Reuters | Mike Blake

California lawmakers and union leaders have reached a tentative deal to raise the state's minimum wage to $15 over six years that could avert a campaign to bring the issue to voters, two California newspapers reported on Sunday, citing unnamed sources.

The deal, if passed in the state legislature and signed into law by Governor Jerry Brown, would add to a wave of minimum wage increases at the state level in the United States, where the federal minimum wage has remained at $7.25 an hour for more than six years.

The agreement, as reported by the Los Angeles Times and the Sacramento Bee, would gradually raise the minimum wage in the most populous U.S. state from the current $10 to $15 in 2022. Businesses with fewer than 25 employees would have one extra year to comply with the proposed law.

The Bee said Brown is part of the agreement, while the Times said the Democratic governor could make a formal announcement on a deal as early as Monday.

A spokesman for Brown was unavailable for comment on Sunday.

Sources told the Times that lawmakers could vote on the proposed agreement by the end of next week by amending an existing wage-hike bill.
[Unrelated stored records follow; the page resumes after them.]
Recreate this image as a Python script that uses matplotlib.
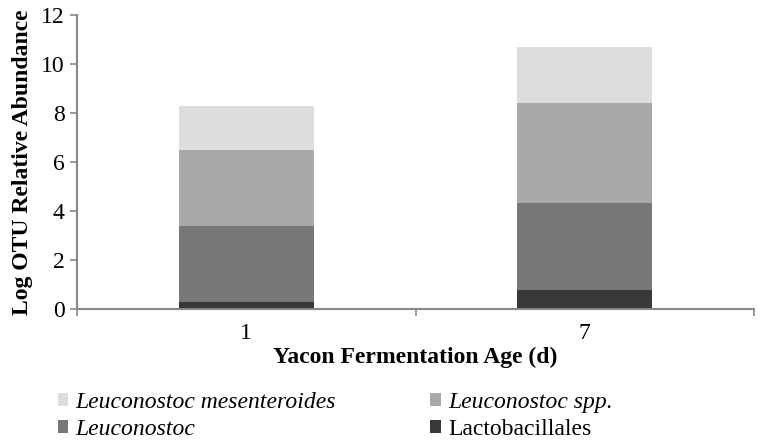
import matplotlib
matplotlib.use("Agg")
import matplotlib.pyplot as plt
import numpy as np

plt.rcParams['font.family'] = ['Liberation Serif', 'DejaVu Serif']

categories = ['1', '7']
lactobacillales = [0.30, 0.78]
leuconostoc = [3.10, 3.56]
leuconostoc_spp = [3.10, 4.06]
leuconostoc_mes = [1.80, 2.28]

series = [
    ('Lactobacillales', lactobacillales, '#383838', False),
    ('Leuconostoc', leuconostoc, '#777777', True),
    ('Leuconostoc spp.', leuconostoc_spp, '#a9a9a9', True),
    ('Leuconostoc mesenteroides', leuconostoc_mes, '#dddddd', True),
]

fig = plt.figure(figsize=(7.62, 4.43), dpi=100)
ax = fig.add_axes([77/762, (443-309)/443, (754-77)/762, (309-15)/443])

x = np.arange(len(categories))
bottom = np.zeros(len(categories))
handles = {}
for name, vals, col, ital in series:
    b = ax.bar(x, vals, width=0.4, bottom=bottom, color=col, label=name, linewidth=0)
    handles[name] = b
    bottom += np.array(vals)

ax.set_xlim(-0.5, 1.5)
ax.set_ylim(0, 12)
ax.set_yticks(range(0, 13, 2))
ax.set_xticks(x)
ax.set_xticklabels(categories)
ax.set_xticks([-0.5, 0.5, 1.5], minor=True)
ax.tick_params(axis='x', which='major', length=0, pad=10, labelsize=17)
ax.tick_params(axis='x', which='minor', length=5, color='#888888', width=1.2)
ax.tick_params(axis='y', length=5, color='#888888', width=1.2, labelsize=17, pad=4)
for s in ['top', 'right']:
    ax.spines[s].set_visible(False)
for s in ['left', 'bottom']:
    ax.spines[s].set_color('#888888')
    ax.spines[s].set_linewidth(1.5)

ax.set_ylabel('Log OTU Relative Abundance', fontsize=17, fontweight='bold', labelpad=6)
ax.set_xlabel('Yacon Fermentation Age (d)', fontsize=17, fontweight='bold', labelpad=2)

order = ['Leuconostoc mesenteroides', 'Leuconostoc', 'Leuconostoc spp.', 'Lactobacillales']
leg = fig.legend([handles[n] for n in order], order, ncol=2, loc='upper left',
                 bbox_to_anchor=(46/762, 1 - 380/443), frameon=False, fontsize=17,
                 handlelength=0.45, handleheight=0.45, handletextpad=0.3,
                 columnspacing=4.0, labelspacing=0.25, borderpad=0)
for t in leg.get_texts():
    if t.get_text() != 'Lactobacillales':
        t.set_fontstyle('italic')

fig.savefig('out.png', dpi=100)
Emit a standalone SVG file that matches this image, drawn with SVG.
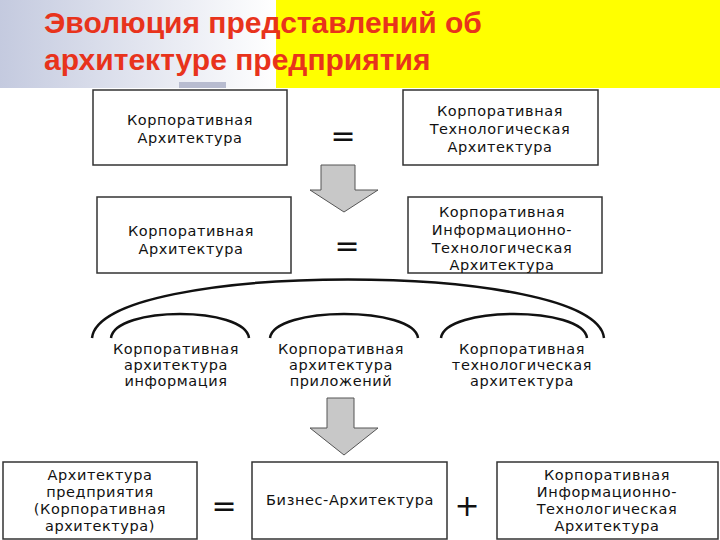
<svg xmlns="http://www.w3.org/2000/svg" width="720" height="540" viewBox="0 0 720 540">
<defs>
<linearGradient id="hg" x1="0" y1="0" x2="1" y2="0"><stop offset="0" stop-color="#c4cadf"/><stop offset="1" stop-color="#ffffff"/></linearGradient>
<style>
.b{fill:#fff;stroke:#333;stroke-width:1.5}
.t{font-family:"DejaVu Sans",sans-serif;font-size:14.5px;fill:#111;text-anchor:middle;letter-spacing:0.6px}
.op{font-family:"DejaVu Sans",sans-serif;font-size:30px;fill:#111;text-anchor:middle}
.ar{fill:#c8c8c8;stroke:#555;stroke-width:1}
.arc{fill:none;stroke:#111;stroke-width:2.5}
.ti{font-family:"Liberation Sans",Arial,sans-serif;font-weight:bold;font-size:30px;fill:#e8331c}
</style>
</defs>
<rect width="720" height="540" fill="#fff"/>
<g id="header">
<rect x="0" y="0" width="276" height="88" fill="url(#hg)"/>
<rect x="276" y="0" width="444" height="88" fill="#ffff00"/>
<rect x="179" y="82" width="47" height="6" fill="#b8bcd0"/>
<text class="ti" x="44" y="33">Эволюция представлений об</text>
<text class="ti" x="44" y="70">архитектуре предприятия</text>
</g>
<g id="n1"><rect class="b" x="93" y="90" width="194" height="75"/><text class="t" x="190" y="125">Корпоративная</text><text class="t" x="190" y="143">Архитектура</text></g>
<g id="n2"><rect class="b" x="403" y="90" width="195" height="75"/><text class="t" x="500" y="116">Корпоративная</text><text class="t" x="500" y="134">Технологическая</text><text class="t" x="500" y="152">Архитектура</text></g>
<text class="op" x="343" y="146">=</text>
<g id="n3"><rect class="b" x="97" y="197" width="194" height="76"/><text class="t" x="191" y="236">Корпоративная</text><text class="t" x="191" y="254">Архитектура</text></g>
<g id="n4"><rect class="b" x="408" y="197" width="194" height="76"/><text class="t" x="502" y="217">Корпоративная</text><text class="t" x="502" y="235">Информационно-</text><text class="t" x="502" y="253">Технологическая</text><text class="t" x="502" y="270">Архитектура</text></g>
<text class="op" x="347" y="256">=</text>
<g id="connectors">
<path class="ar" d="M321,165 H355 V190 H378 L344,212 L310,190 H321 Z"/>
<path class="arc" d="M92,338 C100,260 596,260 604,338"/>
<path class="arc" d="M111,338 C115,306 245,306 249,338"/>
<path class="arc" d="M270,338 C274,306 414,306 418,338"/>
<path class="arc" d="M441,338 C445,306 583,306 587,338"/>
<path class="ar" d="M327,398 H354 V428 H378 L344,455 L310,428 H327 Z"/>
</g>
<g id="l1"><text class="t" x="176" y="354">Корпоративная</text><text class="t" x="176" y="370">архитектура</text><text class="t" x="176" y="386">информация</text></g>
<g id="l2"><text class="t" x="341" y="354">Корпоративная</text><text class="t" x="341" y="370">архитектура</text><text class="t" x="341" y="386">приложений</text></g>
<g id="l3"><text class="t" x="522" y="354">Корпоративная</text><text class="t" x="522" y="370">технологическая</text><text class="t" x="522" y="386">архитектура</text></g>
<g id="n5"><rect class="b" x="3" y="462" width="194" height="77"/><text class="t" x="100" y="480">Архитектура</text><text class="t" x="100" y="497">предприятия</text><text class="t" x="100" y="514">(Корпоративная</text><text class="t" x="100" y="531">архитектура)</text></g>
<text class="op" x="224" y="516">=</text>
<g id="n6"><rect class="b" x="252" y="462" width="195" height="77"/><text class="t" x="350" y="505">Бизнес-Архитектура</text></g>
<text class="op" x="467" y="516">+</text>
<g id="n7"><rect class="b" x="497" y="462" width="221" height="77"/><text class="t" x="607" y="480">Корпоративная</text><text class="t" x="607" y="497">Информационно-</text><text class="t" x="607" y="514">Технологическая</text><text class="t" x="607" y="531">Архитектура</text></g>
</svg>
To pass in the legislature, any minimum wage hike would have to win the approval of moderate Democrats, who in the past have blocked key legislation backed by the governor and the majority party's more liberal leaders.

Income inequality

Raising the minimum wage to fight income inequality has cropped up on many Democratic candidates' agendas ahead of the November presidential, congressional and state elections.
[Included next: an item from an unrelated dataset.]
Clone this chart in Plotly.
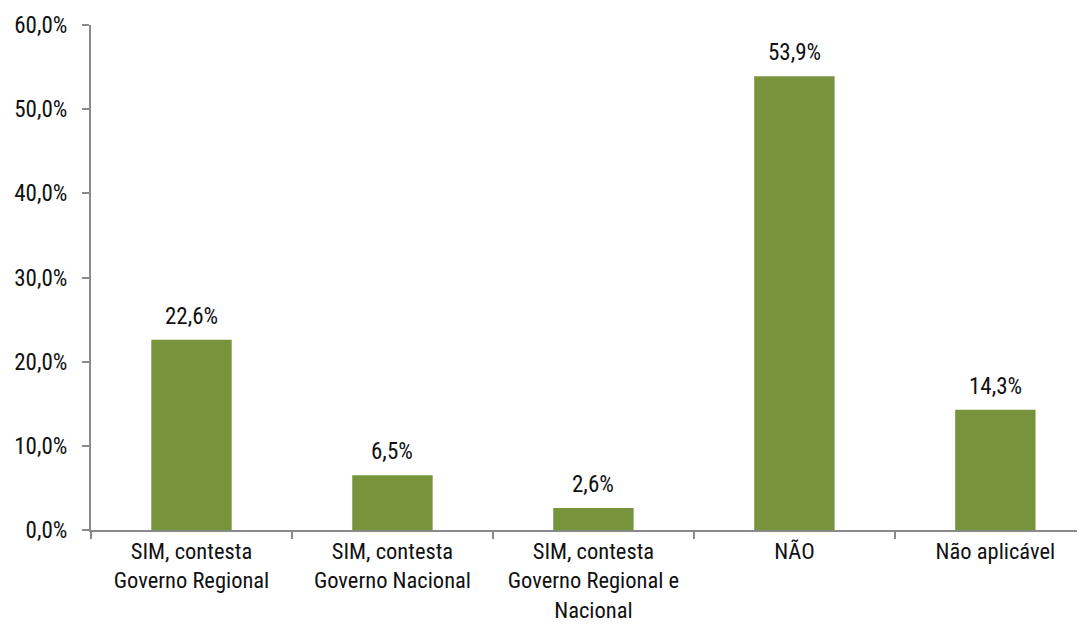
import plotly.graph_objects as go

categories = [
    "SIM, contesta<br>Governo Regional",
    "SIM, contesta<br>Governo Nacional",
    "SIM, contesta<br>Governo Regional e<br>Nacional",
    "NÃO",
    "Não aplicável",
]
values = [22.6, 6.5, 2.6, 53.9, 14.3]
labels = [f"{v:.1f}".replace(".", ",") + "%" for v in values]
y_ticks = [0, 10, 20, 30, 40, 50, 60]
y_tick_text = [f"{v:.1f}".replace(".", ",") + "%" for v in y_ticks]

FONT = "Roboto Condensed, Liberation Sans Narrow, Arial Narrow, Liberation Sans, sans-serif"
FS = 23
AXIS = "#898989"

fig = go.Figure()
fig.add_trace(go.Bar(
    x=categories, y=values, width=0.4,
    marker=dict(color="#77933C", line=dict(width=0)),
    hoverinfo="skip",
))
for c, v, t in zip(categories, values, labels):
    fig.add_annotation(x=c, y=v, text=t, showarrow=False, yanchor="bottom",
                       yshift=8, font=dict(family=FONT, size=FS, color="#111111"))

# page body has an 8px margin, so the figure is offset by 8px
fig.update_layout(
    width=1077, height=618,
    margin=dict(l=83, r=0, t=17, b=96, autoexpand=False),
    paper_bgcolor="white", plot_bgcolor="white",
    showlegend=False,
    font=dict(family=FONT, size=FS, color="#111111"),
)
fig.update_xaxes(
    type="category", range=[-0.5, 4.446], automargin=False,
    showline=True, linecolor=AXIS, linewidth=2,
    ticks="outside", tickson="boundaries", ticklen=7, tickcolor=AXIS, tickwidth=2,
    showgrid=False, zeroline=False, ticklabelstandoff=0,
    tickfont=dict(family=FONT, size=22.5, color="#111111"),
)
fig.update_yaxes(
    range=[0, 60], tickvals=y_ticks, ticktext=y_tick_text, automargin=False,
    showline=True, linecolor=AXIS, linewidth=2,
    ticks="outside", ticklen=7, tickcolor=AXIS, tickwidth=2,
    showgrid=False, zeroline=False, ticklabelstandoff=10,
    tickfont=dict(family=FONT, size=FS, color="#111111"),
)
fig.write_html("out.html")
But the idea has drawn fierce opposition from conservatives and some business groups, who have said a higher minimum would harm small businesses and strain the budgets of government agencies forced to pay more to workers.

"Let's start by calling this irresponsible," said Michael Saltsman, research director at the Employment Policies Institute, a fiscally conservative think-tank that has argued against minimum wage hikes.

"When you talk about these really massive jumps it's no longer an impact at the margin, it's the sort of thing that could be the difference between a business staying open and closing," he added.

In 2013, Brown signed into law a measure that gradually increased the minimum wage from $8 to $10 an hour in 2016. But he said earlier this year that any future increase has to be done "very carefully" and over time.

The latest proposal would allow a sitting governor to stop the increases in the event of a recession, the Bee reported.

Labor unions' proposal to raise California's minimum wage to $15 an hour by the year 2021 has qualified to be listed on the upcoming November ballot in the state.

Supporters of a minimum wage increase who pushed for the ballot question are optimistic the deal would allow them to withdraw that initiative, the papers reported.

But Steve Trossman, a spokesman for the Service Employees International-United Healthcare Workers West, told the Times the union wanted to see the details of the deal before withdrawing the initiative.

Trossman was not immediately available for comment.

Fourteen states and several cities began 2016 with minimum wage increases. Many are now in the midst of multi-year phase-in plans that will ultimately take them to between $10 and $15 an hour.